Howe: “Our audiences are people in their ‘50s, tourists, all the way down to guys in their twenties on leave from the Navy. They’ll hear the first three notes of ‘Sweet Child of Mine’ and the dance floor will fill up. It’s like throwing a switch.”
Valenzuela: “It’s interesting to see the twenty-somethings on the dance floors that know the words to every single song we play,” says Valenzuela, “even though they were not popular in their day.”
Four of the band members, Valenzuela, Howe, McRory, and keyboardist Hans Becker, all went to the same Serra Mesa church, St. Columba Parish. “We’ve known each other for twenty years,” says McRory.
But the band actually started in 2009 at a 40th birthday party jam. “We all knew ‘80s songs,” says Howe, "and it went pretty well. We decided to start a tribute band.”
Like the Disco Pimps? “No,” says Valenzuela. “Their thing is ‘70s.”
Other members include vocalist Breanne Arrigo-Reilly, Tim Breech on drums, and guitarist Wayne Duncan.
The seven-person lineup demands a higher asking price but, Valenzuela thinks, the additional membership gives the band a distinct advantage.
“It allows us to replicate a lot of songs without using backing tracks, like a lot of ‘80s bands do.
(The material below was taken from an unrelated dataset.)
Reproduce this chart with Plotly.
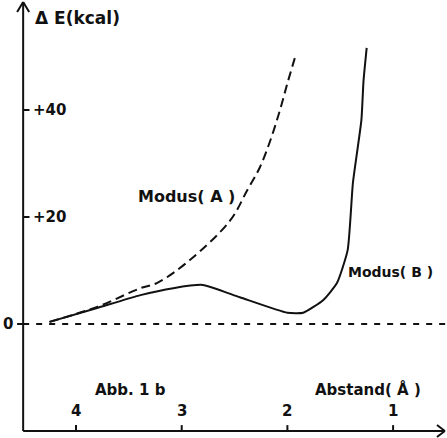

We’ve never used them.” The Disco Pimps, he says, do.
“What you’re hearing,” says Howe, “is being played on the stage by someone.” Certain sounds, he admits, can be difficult to recreate. “Like Depeche Mode songs. They’re all keyboards.” But he says the extra effort is worth it. “We’re giving it to them live, like it used to be.”
The group was nominated Best Tribute Band at the 2012 San Diego Music Awards.